Cell of Origin (COO) is a mobile positioning technique for finding a caller's cell (the basic geographical coverage unit of a cellular telephone system) location. It may be used by emergency services or commercial use. COO is the only positioning technique that is widely used in wireless networks and is used for Phase 1 of 911 service in the United States.
For COO positioning, the location of the base station is ascertained and considered to be the location of the caller. COO is a variable and not a very precise locator; depending on the number of base stations in the search area, accuracy may be as close as within one hundred meters of the target (in an urban area) or as far off as thirty kilometers away from the target where base stations are less densely concentrated. For this reason, when precision is important COO is often used in conjunction with some other technology, such as the Global Positioning System (GPS) or Time of Arrival (TOA).

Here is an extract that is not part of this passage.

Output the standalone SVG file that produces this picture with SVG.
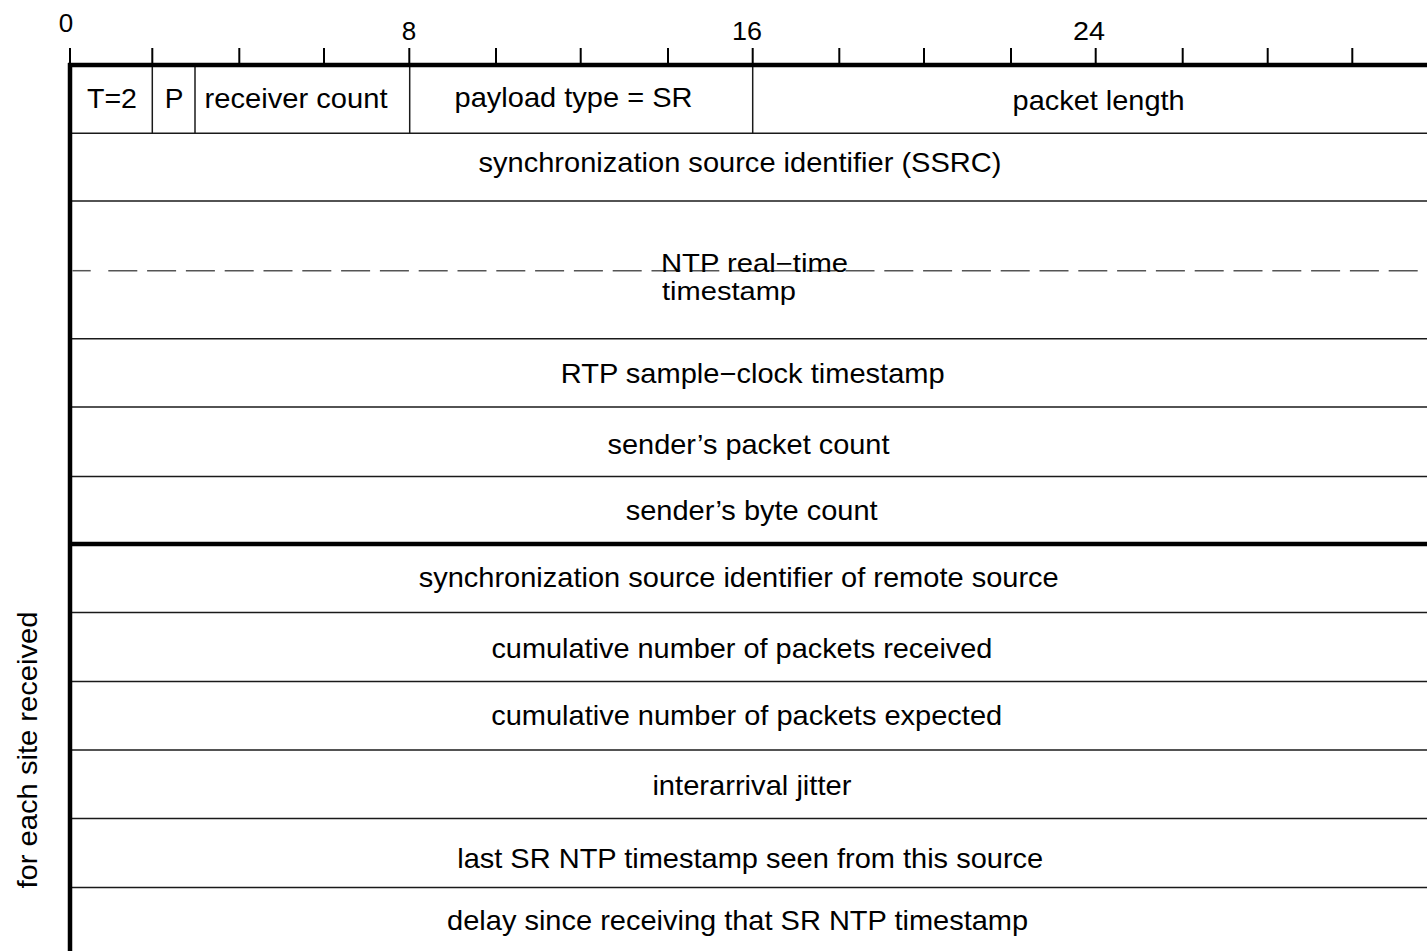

Although COO positioning is not as precise as other methods, it offers unique advantages: it can very quickly identify the location (generally in about three seconds) and does not require equipment or network upgrades, which makes it easily deployed to existing customer bases. The American National Standards Institute (ANSI), and the European Telecommunications Standards Institute (ETSI) recently formed the T1P1 subcommittee dedicated to creating standardization for positioning systems using TOA, Assisted GPS, and Enhanced Observed Time Difference in addition to COO.